Regia di Jean-Luc Godard vedi scheda film
Un dramma sospeso, allo stesso tempo palpabile e invisibile.
«Ogni mattina, per guadagnarmi il pane, io mi reco al mercato dove vendono le bugie. E pieno di speranze, mi metto anch'io in fila coi venditori»
Il cinema è una bugia. L'amore è una bugia. La vita è una bugia. Ciascuno dei personaggi de Il disprezzo racconta bugie. A se stesso e agli altri. Cinema, amore, vita, qualunque aspetto dell'esistenza, non è altro che un contratto stipulato dall'individuo fra i propri desideri e i propri bisogni reali. Un compromesso. Lo sceneggiatore (Piccoli) desidererebbe scrivere copioni solo per opere teatrali, ma ha bisogno di soldi: il prezzo che deve pagare è accettare sceneggiature cinematografiche oscene di film osceni; deve porre sul piatto persino la sua bella moglie, per accattivarsi la simpatia del produttore, e così facendo, mettere a rischio il suo matrimonio. La moglie (Bardot), viceversa, vede nel matrimonio, e nel bell'appartamento romano, un miglioramento del proprio status sociale: il prezzo pagato, salatissimo, è essere una pedina nelle mani del marito. L'amore disinteressato è raro e incompreso. Altrimenti è un patto fra due contraenti, in virtù del quale l'interesse reciproco, il do ut des, sostituisce il diritto-dovere affettivo.

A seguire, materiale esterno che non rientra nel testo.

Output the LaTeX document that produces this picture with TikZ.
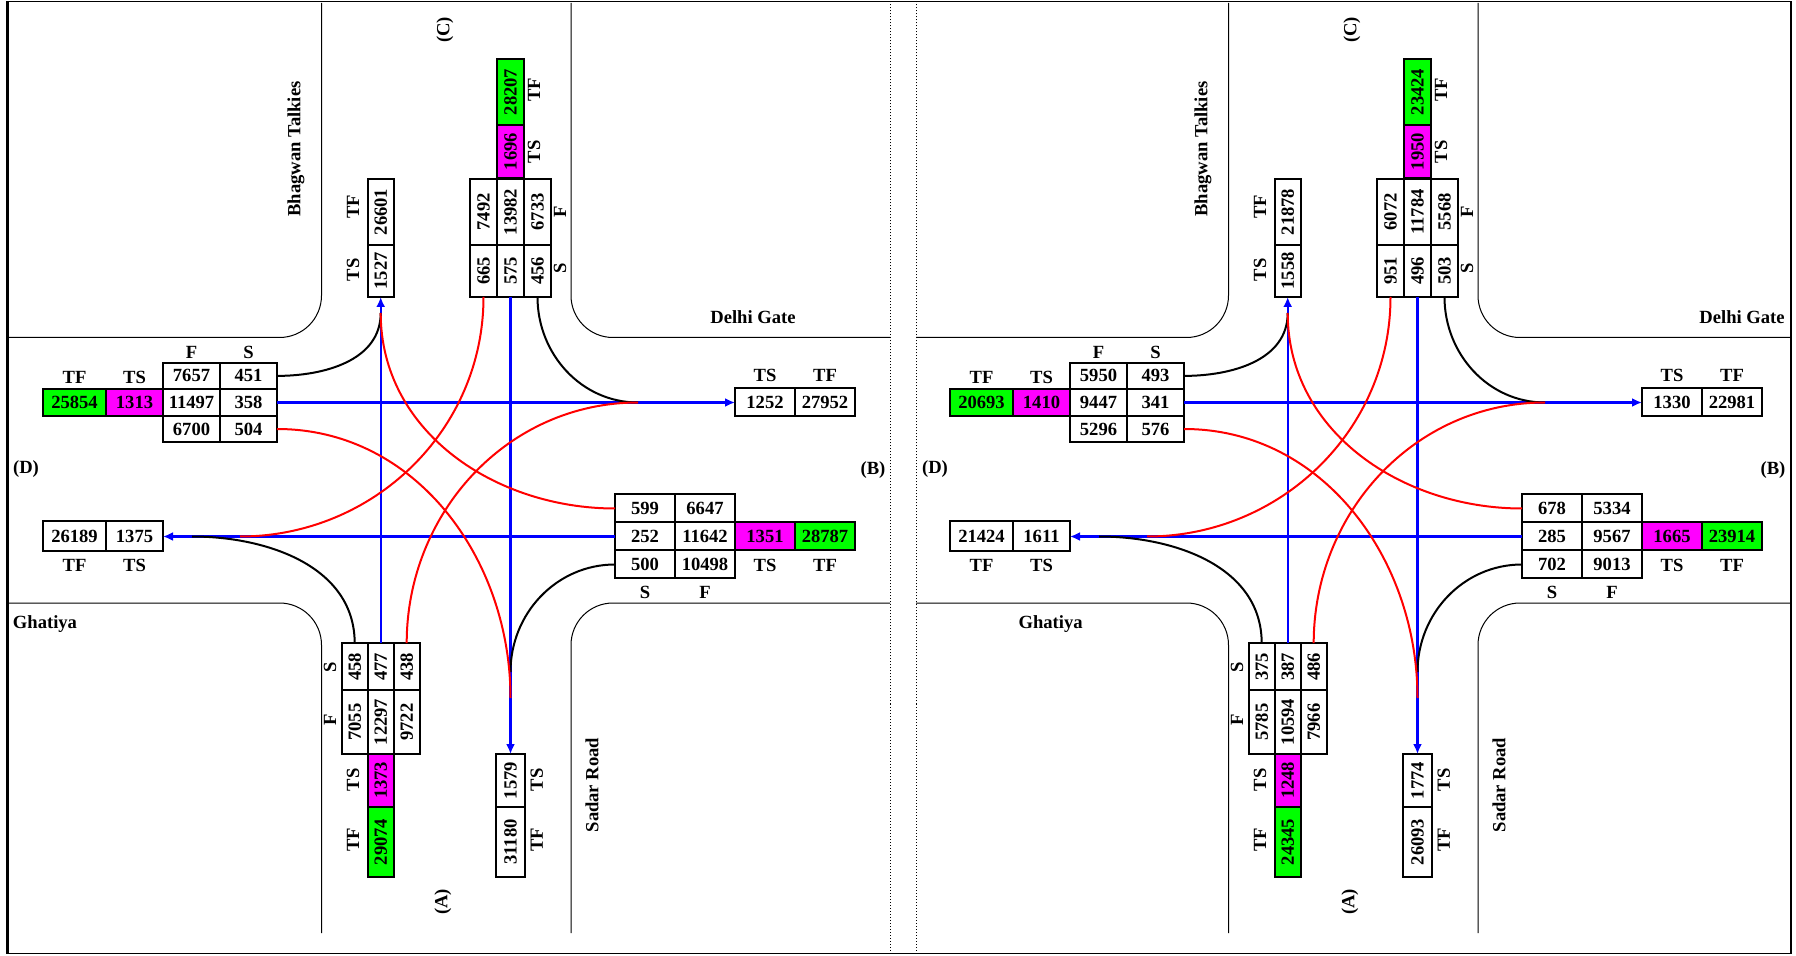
\documentclass[tikz,border=0pt]{standalone}
\usepackage{fontspec}
\setmainfont{Liberation Serif}
\usepackage{tikz}
\usetikzlibrary{arrows.meta}
\definecolor{TFGreen}{HTML}{00FF00}
\definecolor{TSMagenta}{HTML}{FF00FF}
\definecolor{FlowBlue}{HTML}{0000FF}
\definecolor{FlowRed}{HTML}{FF0000}
\newcommand{\cellfont}{\fontsize{9.3}{10}\selectfont\bfseries}
\tikzset{
  road/.style={line width=.5pt,rounded corners=21pt},
  cell/.style={draw,line width=1pt,inner sep=0pt,outer sep=0pt,font=\cellfont},
  hcell/.style={cell,minimum width=28.5pt,minimum height=13.25pt},
  bcell/.style={cell,minimum width=30pt,minimum height=14pt},
  vcell/.style={cell,rotate=90,minimum height=13.5pt},
  tsbox/.style={fill=TSMagenta},
  tfbox/.style={fill=TFGreen},
  lab/.style={font=\cellfont,inner sep=0pt},
  vlab/.style={lab,rotate=90},
  thru/.style={FlowBlue,line width=1.2pt,-{Latex[length=5pt,width=4.5pt]}},
  turnk/.style={black,line width=1pt},
  turnr/.style={FlowRed,line width=1pt}
}
\begin{document}
\begin{tikzpicture}[x=0.5pt,y=0.5pt]
\path[use as bounding box] (0,0) rectangle (1796,955);
% frame
\draw[line width=.6pt] (8,1.5) rectangle (1791,953.5);
\draw[line width=1.2pt] (7.5,1.5) -- (7.5,953.5);
\draw[densely dotted,line width=.5pt] (890,1.5) -- (890,953.5);
\draw[densely dotted,line width=.5pt] (916,1.5) -- (916,953.5);

% ---------------- left junction ----------------
\begin{scope}
\draw[road] (321.5,952) |- (8,617.5);
\draw[road] (571,952) |- (890,617.5);
\draw[road] (321.5,22) |- (8,352);
\draw[road] (571,22) |- (890,352);
\node[vlab] (lblC) at (445,925) {(C)};
\node[vlab] (lblA) at (443,53) {(A)};
\node[lab] (lblD) at (26,486) {(D)};
\node[lab] (lblB) at (873,485) {(B)};
\node[vlab] (bhagwan) at (296,806) {Bhagwan Talkies};
\node[lab] (delhi) at (753,638) {Delhi Gate};
\node[lab] (ghatiya) at (45,331) {Ghatiya};
\node[vlab] (sadar) at (592,170) {Sadar Road};

% approach D
\node[hcell] (Df1) at (191.5,579.1) {7657};
\node[hcell] (Ds1) at (248.5,579.1) {451};
\node[hcell] (Df2) at (191.5,552.5) {11497};
\node[hcell] (Ds2) at (248.5,552.5) {358};
\node[hcell] (Df3) at (191.5,526) {6700};
\node[hcell] (Ds3) at (248.5,526) {504};
\node[hcell,tsbox] (Dts) at (134.5,552.5) {1313};
\node[hcell,tfbox,minimum width=31.5pt] (Dtf) at (74.5,552.5) {25854};
\node[lab] (DlF) at (191.5,603) {F};
\node[lab] (DlS) at (248.5,603) {S};
\node[lab] (DlTF) at (74.5,578) {TF};
\node[lab] (DlTS) at (134.5,578) {TS};
\node[hcell,minimum width=31.5pt,minimum height=15pt] (Dotf) at (74.5,418.5) {26189};
\node[hcell,minimum height=15pt] (Dots) at (134.5,418.5) {1375};
\node[lab] (DolTF) at (74.5,390) {TF};
\node[lab] (DolTS) at (134.5,390) {TS};

% approach B
\node[bcell] (Bs1) at (645,446.5) {599};
\node[bcell] (Bf1) at (705,446.5) {6647};
\node[bcell] (Bs2) at (645,418.5) {252};
\node[bcell] (Bf2) at (705,418.5) {11642};
\node[bcell,tsbox] (Bts) at (765,418.5) {1351};
\node[bcell,tfbox] (Btf) at (825,418.5) {28787};
\node[bcell] (Bs3) at (645,390.5) {500};
\node[bcell] (Bf3) at (705,390.5) {10498};
\node[lab] (BlS) at (645,363) {S};
\node[lab] (BlF) at (705,363) {F};
\node[lab] (BlTS) at (765,390) {TS};
\node[lab] (BlTF) at (825,390) {TF};
\node[bcell] (Bots) at (765,552.5) {1252};
\node[bcell] (Botf) at (825,552.5) {27952};
\node[lab] (BolTS) at (765,580) {TS};
\node[lab] (BolTF) at (825,580) {TF};

% approach C
\node[vcell,minimum width=33pt] (Cf1) at (483.5,743) {7492};
\node[vcell,minimum width=33pt] (Cf2) at (510.5,743) {13982};
\node[vcell,minimum width=33pt] (Cf3) at (537.5,743) {6733};
\node[vcell,minimum width=26pt] (Cs1) at (483.5,684) {665};
\node[vcell,minimum width=26pt] (Cs2) at (510.5,684) {575};
\node[vcell,minimum width=26pt] (Cs3) at (537.5,684) {456};
\node[vcell,tsbox,minimum width=26.5pt] (Cts) at (510.5,803.5) {1696};
\node[vcell,tfbox,minimum width=33pt] (Ctf) at (510.5,863) {28207};
\node[vlab] (ClF) at (560,743) {F};
\node[vlab] (ClS) at (560,687) {S};
\node[vlab] (ClTS) at (534,803) {TS};
\node[vlab] (ClTF) at (534,865) {TF};
\node[vcell,minimum width=33pt,minimum height=13pt] (Cotf) at (380.7,743) {26601};
\node[vcell,minimum width=26pt,minimum height=13pt] (Cots) at (380.7,684) {1527};
\node[vlab] (ColTF) at (353,748) {TF};
\node[vlab] (ColTS) at (353,685) {TS};

% approach A
\node[vcell,minimum width=23.5pt,minimum height=13pt] (As1) at (354.7,288.3) {458};
\node[vcell,minimum width=23.5pt,minimum height=13pt] (As2) at (380.7,288.3) {477};
\node[vcell,minimum width=23.5pt,minimum height=13pt] (As3) at (406.7,288.3) {438};
\node[vcell,minimum width=32pt,minimum height=13pt] (Af1) at (354.7,233) {7055};
\node[vcell,minimum width=32pt,minimum height=13pt] (Af2) at (380.7,233) {12297};
\node[vcell,minimum width=32pt,minimum height=13pt] (Af3) at (406.7,233) {9722};
\node[vcell,tsbox,minimum width=26.5pt,minimum height=13pt] (Ats) at (380.7,174.7) {1373};
\node[vcell,tfbox,minimum width=35pt,minimum height=13pt] (Atf) at (380.7,113) {29074};
\node[vlab] (AlS) at (330,288) {S};
\node[vlab] (AlF) at (330,235) {F};
\node[vlab] (AlTS) at (353,175) {TS};
\node[vlab] (AlTF) at (353,115) {TF};
\node[vcell,minimum width=26.5pt,minimum height=14.5pt] (Aots) at (510.5,174.5) {1579};
\node[vcell,minimum width=35pt,minimum height=14.5pt] (Aotf) at (510.5,113) {31180};
\node[vlab] (AolTS) at (536.7,175) {TS};
\node[vlab] (AolTF) at (536.7,115) {TF};

% movements
\coordinate (CoJ) at (380.7,642);
\coordinate (BoJ) at (638,552.5);
\coordinate (AoJr) at (510.5,257);
\coordinate (AoJk) at (510.5,283);
\coordinate (DoJr) at (240,418.5);
\coordinate (DoJk) at (192,418.5);
\draw[thru] (Ds2.east) -- (Bots.west);
\draw[thru] (Bs2.west) -- (Dots.east);
\draw[thru] (As2.east) -- (Cots.west);
\draw[thru] (Cs2.west) -- (Aots.east);
\draw[turnk] (Ds1.east) to[out=0,in=-90] (CoJ);
\draw[turnk] (Cs3.west) to[out=-90,in=180] (BoJ);
\draw[turnk] (Bs3.west) to[out=180,in=90] (AoJk);
\draw[turnk] (As1.east) to[out=90,in=0] (DoJk);
\draw[turnr] (Ds3.east) to[out=0,in=90] (AoJr);
\draw[turnr] (Cs1.west) to[out=-90,in=0] (DoJr);
\draw[turnr] (Bs1.west) to[out=180,in=-90] (CoJ);
\draw[turnr] (As3.east) to[out=90,in=180] (BoJ);
\end{scope}

% ---------------- right junction ----------------
\begin{scope}[xshift=453.5pt]
\draw[road] (321.5,952) |- (9,617.5);
\draw[road] (571,952) |- (883,617.5);
\draw[road] (321.5,22) |- (9,352);
\draw[road] (571,22) |- (883,352);
\node[vlab] (lblC) at (445,925) {(C)};
\node[vlab] (lblA) at (443,53) {(A)};
\node[lab] (lblD) at (28,486) {(D)};
\node[lab] (lblB) at (866,485) {(B)};
\node[vlab] (bhagwan) at (296,806) {Bhagwan Talkies};
\node[lab] (delhi) at (835,638) {Delhi Gate};
\node[lab] (ghatiya) at (143.6,331) {Ghatiya};
\node[vlab] (sadar) at (592,170) {Sadar Road};

% approach D
\node[hcell] (Df1) at (191.5,579.1) {5950};
\node[hcell] (Ds1) at (248.5,579.1) {493};
\node[hcell] (Df2) at (191.5,552.5) {9447};
\node[hcell] (Ds2) at (248.5,552.5) {341};
\node[hcell] (Df3) at (191.5,526) {5296};
\node[hcell] (Ds3) at (248.5,526) {576};
\node[hcell,tsbox] (Dts) at (134.5,552.5) {1410};
\node[hcell,tfbox,minimum width=31.5pt] (Dtf) at (74.5,552.5) {20693};
\node[lab] (DlF) at (191.5,603) {F};
\node[lab] (DlS) at (248.5,603) {S};
\node[lab] (DlTF) at (74.5,578) {TF};
\node[lab] (DlTS) at (134.5,578) {TS};
\node[hcell,minimum width=31.5pt,minimum height=15pt] (Dotf) at (74.5,418.5) {21424};
\node[hcell,minimum height=15pt] (Dots) at (134.5,418.5) {1611};
\node[lab] (DolTF) at (74.5,390) {TF};
\node[lab] (DolTS) at (134.5,390) {TS};

% approach B
\node[bcell] (Bs1) at (645,446.5) {678};
\node[bcell] (Bf1) at (705,446.5) {5334};
\node[bcell] (Bs2) at (645,418.5) {285};
\node[bcell] (Bf2) at (705,418.5) {9567};
\node[bcell,tsbox] (Bts) at (765,418.5) {1665};
\node[bcell,tfbox] (Btf) at (825,418.5) {23914};
\node[bcell] (Bs3) at (645,390.5) {702};
\node[bcell] (Bf3) at (705,390.5) {9013};
\node[lab] (BlS) at (645,363) {S};
\node[lab] (BlF) at (705,363) {F};
\node[lab] (BlTS) at (765,390) {TS};
\node[lab] (BlTF) at (825,390) {TF};
\node[bcell] (Bots) at (765,552.5) {1330};
\node[bcell] (Botf) at (825,552.5) {22981};
\node[lab] (BolTS) at (765,580) {TS};
\node[lab] (BolTF) at (825,580) {TF};

% approach C
\node[vcell,minimum width=33pt] (Cf1) at (483.5,743) {6072};
\node[vcell,minimum width=33pt] (Cf2) at (510.5,743) {11784};
\node[vcell,minimum width=33pt] (Cf3) at (537.5,743) {5568};
\node[vcell,minimum width=26pt] (Cs1) at (483.5,684) {951};
\node[vcell,minimum width=26pt] (Cs2) at (510.5,684) {496};
\node[vcell,minimum width=26pt] (Cs3) at (537.5,684) {503};
\node[vcell,tsbox,minimum width=26.5pt] (Cts) at (510.5,803.5) {1950};
\node[vcell,tfbox,minimum width=33pt] (Ctf) at (510.5,863) {23424};
\node[vlab] (ClF) at (560,743) {F};
\node[vlab] (ClS) at (560,687) {S};
\node[vlab] (ClTS) at (534,803) {TS};
\node[vlab] (ClTF) at (534,865) {TF};
\node[vcell,minimum width=33pt,minimum height=13pt] (Cotf) at (380.7,743) {21878};
\node[vcell,minimum width=26pt,minimum height=13pt] (Cots) at (380.7,684) {1558};
\node[vlab] (ColTF) at (353,748) {TF};
\node[vlab] (ColTS) at (353,685) {TS};

% approach A
\node[vcell,minimum width=23.5pt,minimum height=13pt] (As1) at (354.7,288.3) {375};
\node[vcell,minimum width=23.5pt,minimum height=13pt] (As2) at (380.7,288.3) {387};
\node[vcell,minimum width=23.5pt,minimum height=13pt] (As3) at (406.7,288.3) {486};
\node[vcell,minimum width=32pt,minimum height=13pt] (Af1) at (354.7,233) {5785};
\node[vcell,minimum width=32pt,minimum height=13pt] (Af2) at (380.7,233) {10594};
\node[vcell,minimum width=32pt,minimum height=13pt] (Af3) at (406.7,233) {7966};
\node[vcell,tsbox,minimum width=26.5pt,minimum height=13pt] (Ats) at (380.7,174.7) {1248};
\node[vcell,tfbox,minimum width=35pt,minimum height=13pt] (Atf) at (380.7,113) {24345};
\node[vlab] (AlS) at (330,288) {S};
\node[vlab] (AlF) at (330,235) {F};
\node[vlab] (AlTS) at (353,175) {TS};
\node[vlab] (AlTF) at (353,115) {TF};
\node[vcell,minimum width=26.5pt,minimum height=14.5pt] (Aots) at (510.5,174.5) {1774};
\node[vcell,minimum width=35pt,minimum height=14.5pt] (Aotf) at (510.5,113) {26093};
\node[vlab] (AolTS) at (536.7,175) {TS};
\node[vlab] (AolTF) at (536.7,115) {TF};

% movements
\coordinate (CoJ) at (380.7,642);
\coordinate (BoJ) at (638,552.5);
\coordinate (AoJr) at (510.5,257);
\coordinate (AoJk) at (510.5,283);
\coordinate (DoJr) at (240,418.5);
\coordinate (DoJk) at (192,418.5);
\draw[thru] (Ds2.east) -- (Bots.west);
\draw[thru] (Bs2.west) -- (Dots.east);
\draw[thru] (As2.east) -- (Cots.west);
\draw[thru] (Cs2.west) -- (Aots.east);
\draw[turnk] (Ds1.east) to[out=0,in=-90] (CoJ);
\draw[turnk] (Cs3.west) to[out=-90,in=180] (BoJ);
\draw[turnk] (Bs3.west) to[out=180,in=90] (AoJk);
\draw[turnk] (As1.east) to[out=90,in=0] (DoJk);
\draw[turnr] (Ds3.east) to[out=0,in=90] (AoJr);
\draw[turnr] (Cs1.west) to[out=-90,in=0] (DoJr);
\draw[turnr] (Bs1.west) to[out=180,in=-90] (CoJ);
\draw[turnr] (As3.east) to[out=90,in=180] (BoJ);
\end{scope}
\end{tikzpicture}
\end{document}
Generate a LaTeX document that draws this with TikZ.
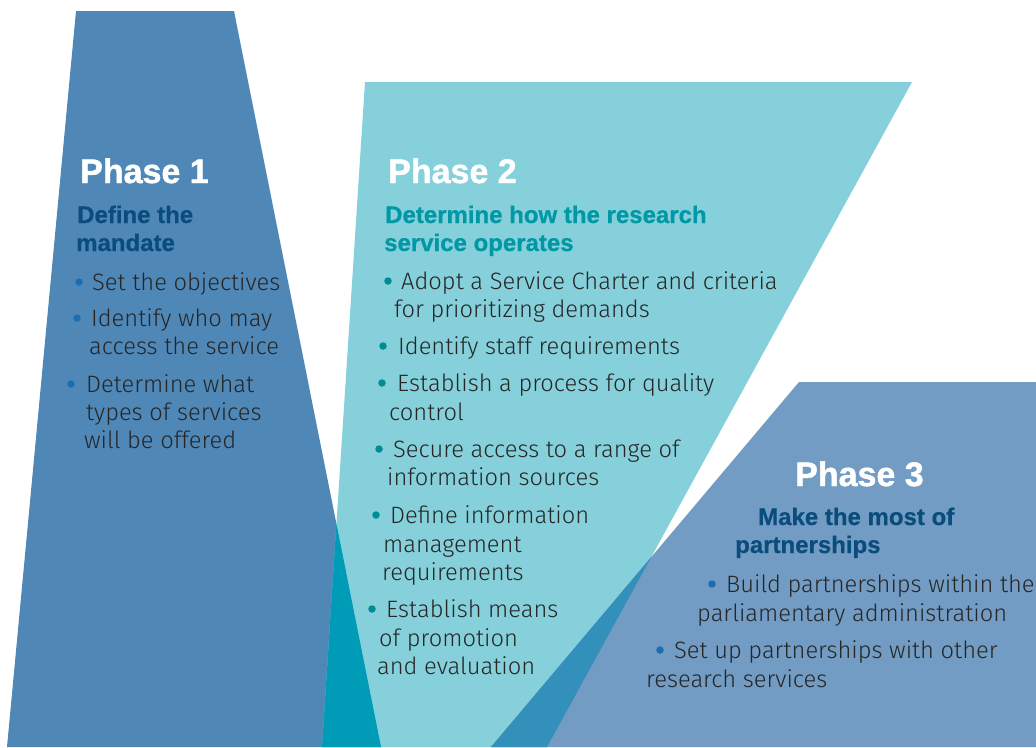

Il regista (Fritz Lang) è cosciente di stare girando un film con ogni probabilità brutto. Reclama quietamente la propria libertà intellettuale rispetto al produttore, discute, analizza le varie possibilità: ma sempre con amaro disincanto. Senza passione. La sua proficua stagione di artista della macchina da presa è giunta al tramonto, ed ora il cinema, è solo un dovere (il superamento di questo stallo autoriale potrebbe essere la Nouvelle Vague?). Ma lo stesso produttore (Palance), che vediamo sempre così vivace, entusiasta, impositivo nel suo essere padre e padrone della macchina cinematografica, deve rispondere in realtà a una coscienza superiore a lui, che sono i gusti del pubblico, i generi in voga al momento, il budget. Questo benedetto film sull'Odissea è un film che non piace a nessuno (e che non vorrebbe girare nessuno), né allo sceneggiatore, né al regista, né tanto meno al produttore: è un mostro passeggero figlio del tempo che obbliga ciascuno dei componenti della macchina filmica a svendersi per guadagnarsi il pane. E' il simbolo definitivo del fallimento del cinema di papà.
Le Mépris è una riflessione metacinematografica molto suggestiva, molto pregna; ma è anche un dialogo sull'amore, e sull'instabilità intrinseca della vita di coppia. Godard insiste sul tema della sequenza lunghissima, e come in Fino all'ultimo respiro fa parlare per lungo tempo i suoi due protagonisti, l'uomo e la donna. Ma nella sua opera prima il discorso fra i due amanti, a letto, era futile e inessenziale ai fini della già esile trama: era una volontaria presa in giro dei codici convenzionali della sceneggiatura. Qui la futilità è solo in apparenza. Viene scoperchiato tutto il substrato di menzogne, di cose non dette e sottaciute, di piccoli ricatti che covano sotto la tranquilla apparenza di una felice e giovane coppia. Il disprezzo verso l'altro (e anche un po' verso se stessi, e perché no, verso questo mondo che ci obbliga a fare cose che non vorremmo fare) è la risposta.